We knew it was time to get to work on securing new business and we had no time to waste. We embarked on a business development mega mission, devising over 30 tactics to try to recover the lost income. Some tactics were simple like creating a fresh brochure, getting more involved in our networking groups, and following up on past leads.
Others were more involved. One of our major projects included the creation of an entirely new offering. We listened to feedback from dozens of our prospects and clients to devise click-to-buy packages for those looking for social media management services.

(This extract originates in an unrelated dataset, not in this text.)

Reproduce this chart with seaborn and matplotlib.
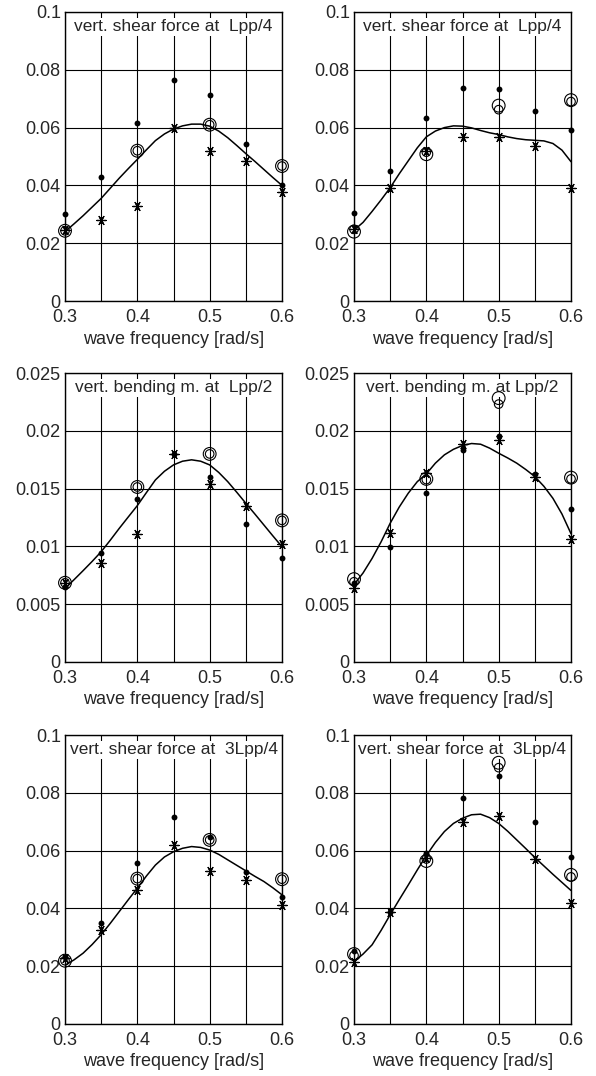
import matplotlib
matplotlib.use("Agg")
import matplotlib.pyplot as plt
import numpy as np
import seaborn as sns

# measured frequencies
freq = [0.30, 0.35, 0.40, 0.45, 0.50, 0.55, 0.60]
freq_c = [0.30, 0.40, 0.50, 0.60]
freq_line = [0.3000, 0.3125, 0.3250, 0.3375, 0.3500, 0.3625, 0.3750, 0.3875,
             0.4000, 0.4125, 0.4250, 0.4375, 0.4500, 0.4625, 0.4750, 0.4875,
             0.5000, 0.5125, 0.5250, 0.5375, 0.5500, 0.5625, 0.5750, 0.5875,
             0.6000]

titles = [
    "vert. shear force at  Lpp/4", "vert. shear force at  Lpp/4",
    "vert. bending m. at  Lpp/2", "vert. bending m. at Lpp/2",
    "vert. shear force at  3Lpp/4", "vert. shear force at  3Lpp/4",
]

# panel 1 (shear Lpp/4, left)
dots_1 = [0.0300, 0.0429, 0.0616, 0.0766, 0.0714, 0.0544, 0.0400]
stars_1 = [0.0245, 0.0280, 0.0330, 0.0597, 0.0520, 0.0485, 0.0377]
big_1 = [0.0243, 0.0520, 0.0610, 0.0467]
small_1 = [0.0243, 0.0520, 0.0610, 0.0467]
curve_1 = [0.0240, 0.0267, 0.0295, 0.0325, 0.0355, 0.0390, 0.0425, 0.0458,
           0.0490, 0.0523, 0.0555, 0.0578, 0.0595, 0.0606, 0.0612, 0.0612,
           0.0605, 0.0588, 0.0565, 0.0538, 0.0510, 0.0483, 0.0455, 0.0427,
           0.0400]

# panel 2 (shear Lpp/4, right)
dots_2 = [0.0303, 0.0450, 0.0634, 0.0736, 0.0735, 0.0657, 0.0591]
stars_2 = [0.0248, 0.0390, 0.0520, 0.0566, 0.0566, 0.0538, 0.0390]
big_2 = [0.0240, 0.0508, 0.0676, 0.0695]
small_2 = [0.0248, 0.0515, 0.0662, 0.0690]
curve_2 = [0.0245, 0.0272, 0.0310, 0.0350, 0.0392, 0.0440, 0.0485, 0.0530,
           0.0568, 0.0588, 0.0600, 0.0606, 0.0605, 0.0599, 0.0590, 0.0582,
           0.0576, 0.0568, 0.0562, 0.0558, 0.0556, 0.0554, 0.0545, 0.0522,
           0.0482]

# panel 3 (bending Lpp/2, left)
dots_3 = [0.00650, 0.00945, 0.01410, 0.01800, 0.01600, 0.01197, 0.00900]
stars_3 = [0.00685, 0.00853, 0.01104, 0.01800, 0.01538, 0.01353, 0.01020]
big_3 = [0.00685, 0.01514, 0.01800, 0.01225]
small_3 = [0.00685, 0.01514, 0.01800, 0.01225]
curve_3 = [0.00636, 0.00712, 0.00790, 0.00870, 0.00954, 0.01053, 0.01156,
           0.01255, 0.01353, 0.01465, 0.01575, 0.01650, 0.01705, 0.01737,
           0.01749, 0.01737, 0.01705, 0.01640, 0.01560, 0.01468, 0.01373,
           0.01280, 0.01185, 0.01090, 0.00997]

# panel 4 (bending Lpp/2, right)
dots_4 = [0.00680, 0.00997, 0.01460, 0.01835, 0.01957, 0.01627, 0.01321]
stars_4 = [0.00642, 0.01113, 0.01639, 0.01887, 0.01922, 0.01604, 0.01064]
big_4 = [0.00717, 0.01584, 0.02283, 0.01595]
small_4 = [0.00694, 0.01578, 0.02231, 0.01584]
curve_4 = [0.00670, 0.00770, 0.00896, 0.01040, 0.01200, 0.01340, 0.01460,
           0.01560, 0.01627, 0.01720, 0.01792, 0.01840, 0.01873, 0.01890,
           0.01884, 0.01850, 0.01806, 0.01765, 0.01720, 0.01665, 0.01604,
           0.01520, 0.01416, 0.01280, 0.01110]

# panel 5 (shear 3Lpp/4, left)
dots_5 = [0.0231, 0.0349, 0.0556, 0.0717, 0.0648, 0.0527, 0.0439]
stars_5 = [0.0228, 0.0326, 0.0465, 0.0620, 0.0530, 0.0499, 0.0412]
big_5 = [0.0219, 0.0503, 0.0637, 0.0501]
small_5 = [0.0219, 0.0503, 0.0637, 0.0501]
curve_5 = [0.0203, 0.0222, 0.0245, 0.0275, 0.0309, 0.0348, 0.0389, 0.0430,
           0.0470, 0.0512, 0.0550, 0.0578, 0.0596, 0.0608, 0.0614, 0.0611,
           0.0602, 0.0587, 0.0568, 0.0549, 0.0530, 0.0511, 0.0493, 0.0471,
           0.0447]

# panel 6 (shear 3Lpp/4, right)
dots_6 = [0.0253, 0.0387, 0.0593, 0.0783, 0.0858, 0.0700, 0.0577]
stars_6 = [0.0216, 0.0387, 0.0573, 0.0698, 0.0721, 0.0571, 0.0419]
big_6 = [0.0242, 0.0564, 0.0904, 0.0516]
small_6 = [0.0237, 0.0571, 0.0887, 0.0509]
curve_6 = [0.0216, 0.0242, 0.0274, 0.0324, 0.0378, 0.0430, 0.0481, 0.0533,
           0.0583, 0.0628, 0.0666, 0.0694, 0.0712, 0.0724, 0.0726, 0.0714,
           0.0694, 0.0667, 0.0637, 0.0607, 0.0576, 0.0547, 0.0518, 0.0490,
           0.0462]

panels = [
    (dots_1, stars_1, big_1, small_1, curve_1),
    (dots_2, stars_2, big_2, small_2, curve_2),
    (dots_3, stars_3, big_3, small_3, curve_3),
    (dots_4, stars_4, big_4, small_4, curve_4),
    (dots_5, stars_5, big_5, small_5, curve_5),
    (dots_6, stars_6, big_6, small_6, curve_6),
]
y_max = [0.1, 0.1, 0.025, 0.025, 0.1, 0.1]
y_step = [0.02, 0.02, 0.005, 0.005, 0.02, 0.02]

sns.set_style("whitegrid")
plt.rcParams["font.family"] = ["Liberation Sans", "DejaVu Sans"]
plt.rcParams["font.size"] = 13

fig = plt.figure(figsize=(5.96, 10.76), dpi=100)
lefts = [65 / 596, 354 / 596]
bottoms = [1 - 301 / 1076, 1 - 662 / 1076, 1 - 1024 / 1076]
w, h = 217 / 596, 289 / 1076

for i, (dots, stars, big, small, curve) in enumerate(panels):
    ax = fig.add_axes([lefts[i % 2], bottoms[i // 2], w, h])
    ax.set_facecolor("white")

    sns.lineplot(x=freq_line, y=curve, ax=ax, color="black", linewidth=1.1)
    sns.scatterplot(x=freq, y=dots, ax=ax, color="black", s=18, marker="o",
                    edgecolor="black", linewidth=0, zorder=4, clip_on=False)
    sns.scatterplot(x=freq, y=stars, ax=ax, color="black", s=45,
                    marker=(6, 2, 90), edgecolor="black", linewidth=0.9,
                    zorder=4, clip_on=False)
    ax.scatter(freq_c, big, s=85, marker="o", facecolors="none",
               edgecolors="black", linewidths=0.8, zorder=4, clip_on=False)
    ax.scatter(freq_c, small, s=38, marker="o", facecolors="none",
               edgecolors="black", linewidths=0.8, zorder=4, clip_on=False)

    ax.set_xlim(0.3, 0.6)
    ax.set_ylim(0, y_max[i])
    ax.set_xticks([0.3, 0.4, 0.5, 0.6])
    ax.set_xticklabels(["0.3", "0.4", "0.5", "0.6"])
    ax.set_xticks([0.35, 0.45, 0.55], minor=True)
    yt = np.arange(0, y_max[i] + y_step[i] / 2, y_step[i])
    ax.set_yticks(yt)
    ax.set_yticklabels(["0"] + [f"{v:g}" for v in yt[1:]])
    ax.grid(True, which="both", color="black", linewidth=0.8)
    ax.tick_params(which="both", length=0, labelsize=13)
    ax.tick_params(axis="x", pad=6)
    ax.tick_params(axis="y", pad=3)
    for sp in ax.spines.values():
        sp.set_color("black")
        sp.set_linewidth(1.0)
        sp.set_zorder(6)
    ax.set_xlabel("wave frequency [rad/s]", fontsize=13, labelpad=3)
    ax.set_ylabel("")
    ax.text(0.5, 0.975, titles[i], transform=ax.transAxes, ha="center",
            va="top", fontsize=12.5,
            bbox=dict(facecolor="white", edgecolor="none", pad=1.0),
            zorder=3.5)

fig.savefig("out.png", dpi=100)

We also tried a direct mail idea from my colleague in Canada. We researched over 100 businesses that were connected to our current clients in some capacity and ranked each by the highest need for our services. Then, we sent customized letters explaining our mutual connection, highlighted areas where we can help them with social media and included a lottery ticket (who doesn’t like to scratch?) to pique their interest. We followed up with a personalized email, a LinkedIn connection request, and a phone call. (See below!)
We spent countless hours brainstorming, researching, and talking with colleagues to make sure we were doing all the right things to help us generate new business.
So, how did we fair?
Not so well. In fact, zero new social media clients during this two-month push.
While I’m disappointed, I’m not surprised. At the end of the day, it’s not a tactic that will gain business; it’s the relationships.
I knew this. Heck, it’s what we tell our clients every single day. But, in a frantic to replace the income from our exiting client, I thought I could accelerate this process. This exercise proves, once again, what I knew all along. Relationships are central to the trust factor that precedes buying.
Did we gain anything from this experience?
Absolutely. I reconnected with people who are vital contacts in my business and personal life. I met them for lunch and learned what they’ve been doing the past few months.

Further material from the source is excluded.